A Probabilistic Inference System for The Prediction of Subcellular
Localization Sites of Proteins: Application to E. coli Data
Paul Horton (email@example.com)
Kenta Nakai (firstname.lastname@example.org)
 Computer Science Division,
University of California, Berkeley, CA 94720, USA
 Institute of Molecular and Cellular Biology
Osaka University, 1-3 Yamada-oka, Suita 565, Japan
We have proposed that the prediction of protein subcellular localization sites can provide a good clue for the characterization of open reading frames of unknown function [1,2]. Our program, PSORT, has been used by a number of researchers through the Internet . PSORT was originally written in the style of a 'if-then' rule-based system. Although this style has the merit of a great versatility in coding inference pathways, re-optimization of numeric parameters for either given training data or expanded rules needs an expert's manual work. Clearly, this character is not well suited for the rapidly-progressing state of genome analyses. Thus, we have been studying other mathematical models for inference that allow at least semi-automatic optimization of numeric parameters. Last year, we introduced a simple model, the water-flow model, that automatically finds required threshold parameters. This model showed sufficiently high discrimination power for model data. Here, we describe an improved model and report its predictability when applied to more realistic data.
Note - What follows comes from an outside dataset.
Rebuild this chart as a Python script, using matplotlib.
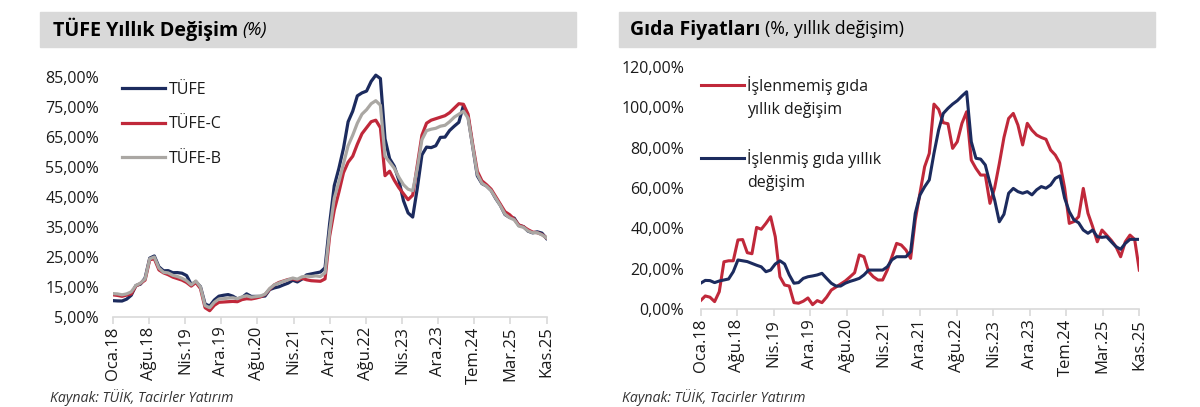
import numpy as np
import matplotlib
matplotlib.use('Agg')
import matplotlib.pyplot as plt
from matplotlib.patches import Rectangle
from matplotlib.ticker import FuncFormatter
from matplotlib.legend_handler import HandlerLine2D

plt.rcParams['font.family'] = ['Open Sans', 'DejaVu Sans']

# aylik veriler, Oca.18 - Kas.25
tufe = [
    10.35, 10.26, 10.23, 10.85, 12.15, 15.39, 15.85, 17.90, 24.52, 25.24, 21.62, 20.30,
    20.35, 19.67, 19.71, 19.50, 18.71, 15.72, 16.65, 15.01, 9.26, 8.55, 10.56, 11.84,
    12.15, 12.37, 11.86, 10.94, 11.39, 12.62, 11.76, 11.77, 11.75, 11.89, 14.03, 14.60,
    14.97, 15.61, 16.19, 17.14, 16.59, 17.53, 18.95, 19.25, 19.58, 19.89, 21.31, 36.08,
    48.69, 54.44, 61.14, 69.97, 73.50, 78.62, 79.60, 80.21, 83.45, 85.51, 84.39, 64.27,
    57.68, 55.18, 50.51, 43.68, 39.59, 38.21, 47.83, 58.94, 61.53, 61.36, 61.98, 64.77,
    64.86, 67.07, 68.50, 69.80, 75.45, 71.60, 61.78, 51.97, 49.38, 48.58, 47.09, 44.38,
    42.12, 39.05, 38.10, 37.86, 35.41, 35.05, 33.52, 32.95, 33.29, 32.87, 31.07]
tufe_c = [
    12.3, 12.1, 11.8, 12.2, 12.6, 15.2, 16.1, 17.2, 24.0, 24.3, 20.6, 19.6,
    19.0, 18.2, 17.7, 17.2, 16.4, 15.2, 16.4, 14.4, 8.0, 7.0, 8.8, 9.8,
    9.9, 10.0, 10.1, 10.0, 10.7, 11.0, 10.9, 11.2, 11.6, 12.4, 14.2, 15.6,
    16.4, 16.9, 17.4, 17.6, 17.2, 17.8, 17.3, 17.0, 16.9, 16.8, 17.6, 31.9,
    40.5, 46.5, 53.0, 56.5, 58.5, 62.5, 66.0, 68.0, 70.0, 70.5, 68.0, 52.0,
    53.5, 50.5, 48.0, 46.0, 44.0, 45.5, 55.5, 65.5, 69.5, 70.5, 71.0, 71.5,
    72.0, 73.0, 74.5, 76.0, 75.8, 72.5, 62.5, 53.5, 50.3, 49.0, 47.5, 45.0,
    42.5, 40.0, 39.0, 37.5, 35.6, 35.0, 34.0, 33.2, 33.0, 32.4, 31.3]
tufe_b = [
    12.7, 12.6, 12.3, 12.6, 13.3, 15.4, 16.2, 17.6, 24.3, 24.9, 21.2, 19.8,
    19.6, 18.8, 18.4, 17.8, 17.0, 15.6, 16.9, 14.9, 8.7, 8.0, 9.8, 10.9,
    11.0, 11.2, 11.3, 11.0, 11.6, 12.0, 11.5, 11.7, 11.9, 12.5, 14.4, 15.6,
    16.2, 16.8, 17.3, 17.9, 17.5, 18.3, 18.5, 18.4, 18.6, 18.4, 19.6, 33.5,
    44.5, 50.0, 56.0, 62.0, 65.5, 69.5, 72.5, 74.0, 76.0, 77.0, 75.5, 58.5,
    56.5, 54.5, 51.5, 49.0, 47.5, 47.0, 54.5, 64.0, 67.0, 67.5, 67.8, 68.5,
    68.8, 70.0, 71.5, 72.5, 73.5, 71.2, 61.8, 52.5, 49.5, 48.5, 47.0, 44.5,
    42.0, 39.2, 38.0, 37.3, 35.2, 34.8, 33.6, 33.0, 33.0, 32.3, 31.3]

islenmemis = [
    4.3, 6.6, 6.0, 3.8, 8.7, 23.5, 24.0, 24.0, 34.3, 34.5, 28.0, 27.5,
    40.5, 39.6, 42.5, 45.8, 35.9, 16.1, 12.0, 11.5, 3.3, 3.0, 4.0, 5.6,
    2.3, 4.3, 3.3, 6.0, 9.5, 11.0, 12.5, 14.0, 16.0, 18.1, 26.9, 26.0,
    18.6, 16.1, 14.5, 14.5, 19.4, 26.0, 32.6, 31.8, 29.3, 25.2, 44.2, 57.4,
    70.5, 77.1, 101.5, 98.9, 92.3, 91.8, 79.6, 82.9, 92.0, 97.7, 73.8, 69.7,
    66.4, 66.4, 52.4, 60.0, 72.0, 85.0, 94.4, 96.9, 91.1, 81.3, 92.0, 88.6,
    86.2, 85.0, 84.1, 78.8, 76.3, 72.2, 60.0, 42.5, 43.4, 45.8, 59.8, 47.5,
    40.9, 33.4, 39.2, 36.7, 34.1, 31.0, 26.0, 33.4, 36.7, 34.6, 19.4]
islenmis = [
    12.9, 14.3, 14.2, 13.2, 14.0, 14.5, 15.0, 18.6, 24.4, 24.0, 23.6, 22.7,
    21.8, 21.0, 18.6, 19.4, 22.4, 24.0, 22.4, 17.0, 12.9, 13.2, 15.3, 16.1,
    16.5, 17.0, 17.8, 15.3, 12.9, 11.5, 11.5, 12.9, 13.8, 14.5, 15.3, 17.0,
    19.4, 19.4, 19.4, 19.4, 21.0, 24.5, 26.0, 26.0, 26.0, 28.5, 47.5, 56.5,
    60.6, 64.0, 77.1, 88.7, 96.9, 99.4, 101.5, 103.2, 105.5, 107.6, 82.9, 74.7,
    74.3, 71.4, 62.3, 54.1, 43.3, 47.0, 57.4, 59.8, 58.2, 57.4, 58.2, 56.6,
    59.1, 60.7, 59.9, 61.5, 64.8, 66.0, 55.0, 48.3, 44.2, 42.8, 39.2, 37.6,
    39.2, 35.9, 35.6, 35.9, 33.4, 31.0, 29.7, 32.6, 34.6, 34.6, 34.6]

tick_labels = ['Oca.18', 'Ağu.18', 'Nis.19', 'Ara.19', 'Ağu.20', 'Nis.21', 'Ara.21',
               'Ağu.22', 'Nis.23', 'Ara.23', 'Tem.24', 'Mar.25', 'Kas.25']

NAVY = '#1C2B5E'
RED = '#C0283A'
GREY = '#AAA7A3'
TXT = '#1A1A1A'
W, H = 1200, 407


class FirstLineHandler(HandlerLine2D):
    # legend cizgisini cok satirli etiketin ilk satirina hizala
    def create_artists(self, legend, orig_handle, xdescent, ydescent, width, height,
                       fontsize, trans):
        artists = super().create_artists(legend, orig_handle, xdescent, ydescent,
                                         width, height, fontsize, trans)
        for a in artists:
            a.set_ydata(np.asarray(a.get_ydata()) + 0.8 * fontsize)
        return artists


def pct(v, pos):
    return '{:.2f}%'.format(v).replace('.', ',')


def style_axis(ax):
    for s in ['left', 'right', 'top']:
        ax.spines[s].set_visible(False)
    ax.spines['bottom'].set_color('#D9D9D9')
    ax.spines['bottom'].set_linewidth(1.2)
    ax.set_xlim(0, 94)
    ax.set_xticks(np.linspace(0, 94, len(tick_labels)))
    ax.set_xticklabels(tick_labels, rotation=90)
    ax.tick_params(axis='x', direction='out', length=5, width=1.2, color='#D9D9D9',
                   labelsize=12, labelcolor=TXT, pad=2)
    ax.tick_params(axis='y', length=0, labelsize=11.5, labelcolor=TXT)
    ax.yaxis.set_major_formatter(FuncFormatter(pct))


def px(x, y):
    return x / W, (H - y) / H


fig = plt.figure(figsize=(12, 4.07), dpi=100)

# sol panel
l, b = px(112.8, 316.7)
ax1 = fig.add_axes([l, b, (546.5 - 112.8) / W, (316.7 - 70.7) / H])
x = np.arange(len(tufe))
ax1.plot(x, tufe, color=NAVY, lw=2.3, label='TÜFE')
ax1.plot(x, tufe_c, color=RED, lw=2.3, label='TÜFE-C')
ax1.plot(x, tufe_b, color=GREY, lw=2.3, label='TÜFE-B')
ax1.set_ylim(5, 87)
ax1.set_yticks(np.arange(5, 86, 10))
style_axis(ax1)
ax1.tick_params(axis='y', pad=10)
ax1.legend(loc='upper left', bbox_to_anchor=(0.022, 0.955), frameon=False,
           fontsize=11.5, handlelength=2.7, handletextpad=0.2, labelspacing=1.15,
           borderpad=0, borderaxespad=0, labelcolor=TXT)

# sag panel
l, b = px(700.6, 309.3)
ax2 = fig.add_axes([l, b, (1139.3 - 700.6) / W, (309.3 - 66.7) / H])
x2 = np.arange(len(islenmemis))
ax2.plot(x2, islenmemis, color=RED, lw=2.2, label='İşlenmemiş gıda\nyıllık değişim')
ax2.plot(x2, islenmis, color=NAVY, lw=2.2, label='İşlenmiş gıda yıllık\ndeğişim')
ax2.set_ylim(0, 120)
ax2.set_yticks(np.arange(0, 121, 20))
style_axis(ax2)
ax2.tick_params(axis='y', pad=12)
leg = ax2.legend(loc='upper left', bbox_to_anchor=(0.002, 0.96), frameon=False,
                 fontsize=11.5, handlelength=2.65, handletextpad=0.2, labelspacing=1.95,
                 borderpad=0, borderaxespad=0, labelcolor=TXT,
                 handler_map={plt.Line2D: FirstLineHandler()})
for t in leg.get_texts():
    t.set_linespacing(1.55)

# baslik kutulari
for x0, x1 in [(39.6, 575.8), (618.5, 1155)]:
    bx, by = px(x0, 47)
    fig.patches.append(Rectangle((bx, by), (x1 - x0) / W, 35 / H,
                                 transform=fig.transFigure, color='#D9D9D9', zorder=0))

ty = (H - 29.5) / H
t1 = fig.text(52.7 / W, ty, 'TÜFE Yıllık Değişim', fontsize=14.2, fontweight='bold',
              va='center', color='black')
t2 = fig.text(630 / W, ty, 'Gıda Fiyatları', fontsize=14, fontweight='bold',
              va='center', color='black')
fig.canvas.draw()
r = fig.canvas.get_renderer()
e1 = t1.get_window_extent(r)
e2 = t2.get_window_extent(r)
fig.text(e1.x1 / W + 0.004, ty, '(%)', fontsize=13, style='italic', va='center',
         color='black')
fig.text(e2.x1 / W + 0.004, ty, '(%, yıllık değişim)', fontsize=12.7, va='center',
         color='black')

# kaynak
fig.text(50 / W, (H - 398) / H, 'Kaynak: TÜİK, Tacirler Yatırım', fontsize=10.2,
         style='italic', va='center', color='#333333')
fig.text(622 / W, (H - 398) / H, 'Kaynak: TÜİK, Tacirler Yatırım', fontsize=10.2,
         style='italic', va='center', color='#333333')

fig.savefig('out.png', dpi=100)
We first collected E. coli amino acid sequences of known subcellular localization sites from the PROSITE database (Rel. 31). Excluding hypothetical information, 336 sequences were collected in total. They were classified into the following 8 groups: lipoproteins at the inner membrane (imL), lipoproteins at the outer membrane (omL), inner membrane proteins with a cleavable signal sequence (imS), typical outer membrane proteins (om), periplasmic proteins (pp), inner membrane proteins with a signal- anchor signal (imU), inner membrane proteins with an internal signal (im), and cytoplasmic proteins including peripheral inner membrane proteins (cp). Since the precise information for topogenic signals is lacking in the database, this classification partly uses the prediction result of PSORT. The number of members varies from 2 to 143 for each group.
Currently, the reasoning tree is the same as the one used in the previous study. However, we employed a probabilistic inference model. Basically, the model is a kind of "water-flow model", as is the model proposed last year. The most important difference is the use of a discrete set of conditional probability values for categorized ranges of the characteristic value at each node. These categories are defined such that each category roughly contains a uniform number of data points. However, since we still leave some room for eyeball inspection in this process, the calculation is semi-automatic.
Although there remains some room for improvement in the characteristic values (for example, the parameters used in MeGeoch's method for signal sequence recognition) at each node, we tested the predictability of the current model by the cross-validation method. The 336 data were randomly divided into a training set of 302 and a testing set of 34. This trial was carried out 10 times and the resultant values were averaged. The overall prediction accuracy marked 79.1% which does not differ much with the accuracy for discriminating the training data. We expect that the method can be applied to a much more complicated eukaryotic problem without terrible difficulty because of its conceptual clearness. Thus, this method seems very promising for upgrading the PSORT system in the near future.